The Cerasmus + project was instigated by the AEuCC – European Grouping of Territorial Cooperation “Cities of Ceramics”. It began with an opening meeting held in Perugia (Italy) on 12 December 2017, in the headquarters of TUCEP – Timber Umbria Programa Educativo Comett, project coordinator.
This project involved creating a European innovation network in the art and ceramic craftwork sector in which 6 countries and 8 members have been taking part in the last 2 years.
The Cerasmus + project aimed at protecting traditional heritage, modernising the ceramic sector and developing professional training in the ceramic industry by using work-based learning models, with these 3 goals.
- To create a European network of the parties interested in ceramics (Vocational training providers, craft businesses, public authorities, cultural institutions, research centres) in order to analyse the sector’s skills needs with reference to an improvement of the “value chain”, the revitalising of the urban environment and the start-up of companies.
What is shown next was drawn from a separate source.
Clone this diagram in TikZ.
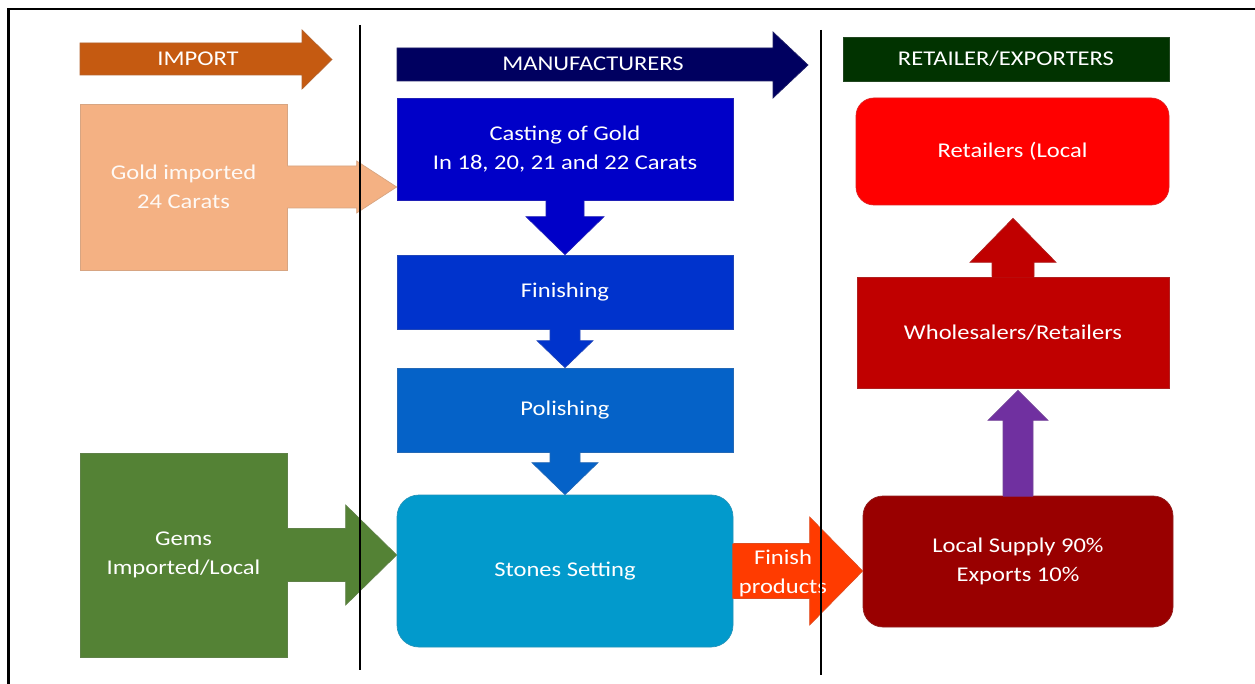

- To combine the ceramic tradition with innovative design and production techniques.
- To review and innovate in vocational training in the ceramics sector with the aid of work-based learning models in order to strengthen the sector’s value in terms of culture, society and the economy.
Actions carried out
- Field analysis to explore the skills needed in order to ensure the development of the sector through networking, protection of intangible heritage and innovation. The field analysis was carried out with the aid of interviews and questionnaires with key actors in ceramics.
- Design and implementation in a virtual online environment managed by key actors and stakeholders in ceramics in order to discuss the main topics arising from the assessment stage and create a permanent forum to ensure closer cooperation.
- Planning and testing of specific study plans for basic vocational training and continuous training, focusing on work-based learning, aimed at acquiring transversal and professional competences for improving the sectorial “value chain”.